What is it? Visit the family-run Knaus Berry Farm for a taste of the old Homestead, with its abundant fruit orchards and crop fields. You can still pick your own strawberries and tomatoes here, but most people come for the quaint bakery.
Why go? From November through April, Knaus Berry Farm is the place to score homemade (and hugely addictive) cinnamon rolls, pineapple upside-down cake and fruit milk shakes.
Time Out tip: Make the journey to Knaus early in the morning on a weekday or risk waiting in lines hours long on Saturdays, when most Miamians travel to Homestead to stock up on baked goods.
What is it? Ernest Hemingway’s beloved watering hole and arguably the most famous bar in southern Florida. When he wasn’t home writing Farewell to Arms, or playing with his cat Snowball, he could be found knocking back Rum Runners at Sloppy Joe’s.
Why go? Literary lore aside, the slushie cocktails are tasty, sweet and deceptively strong. One thing’s for sure: if Hemingway were alive today he wouldn’t be drinking here.

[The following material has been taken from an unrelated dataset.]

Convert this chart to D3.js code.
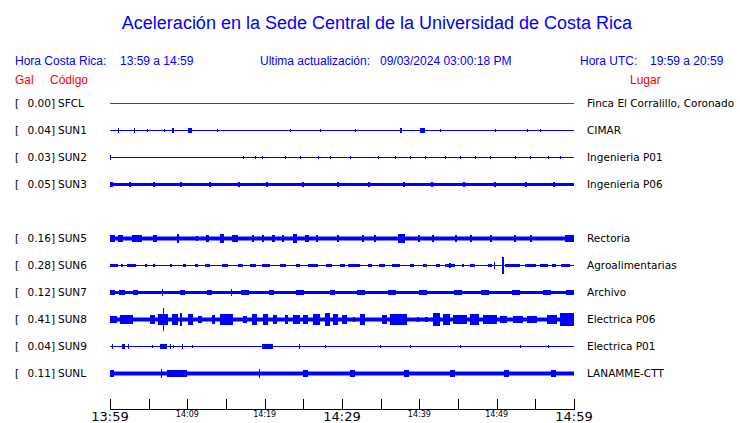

Time Out tip: Don’t miss the restaurant’s namesake sandwich, stuffed with drippy, seasoned ground beef. We like ours with cheese.
What is it? Miami’s largest art fair descends on the city every year in December, bringing with it more than 1,000 artists and 200 galleries.
Why go? There are also a number of satellite fairs including NADA, Pulse and Design Miami. Galleries hold special shows, South Beach clubs host art soirees and restaurants offer specials. This event is all about drinking cocktails while chatting about art alfresco.
Time Out tip: Art Basel is one VIP event after the other, so you’ll need to pull strings to get into the week’s hottest parties. Keep your ear to the ground and read Time Out’s annual guide for the lowdown on what’s happening.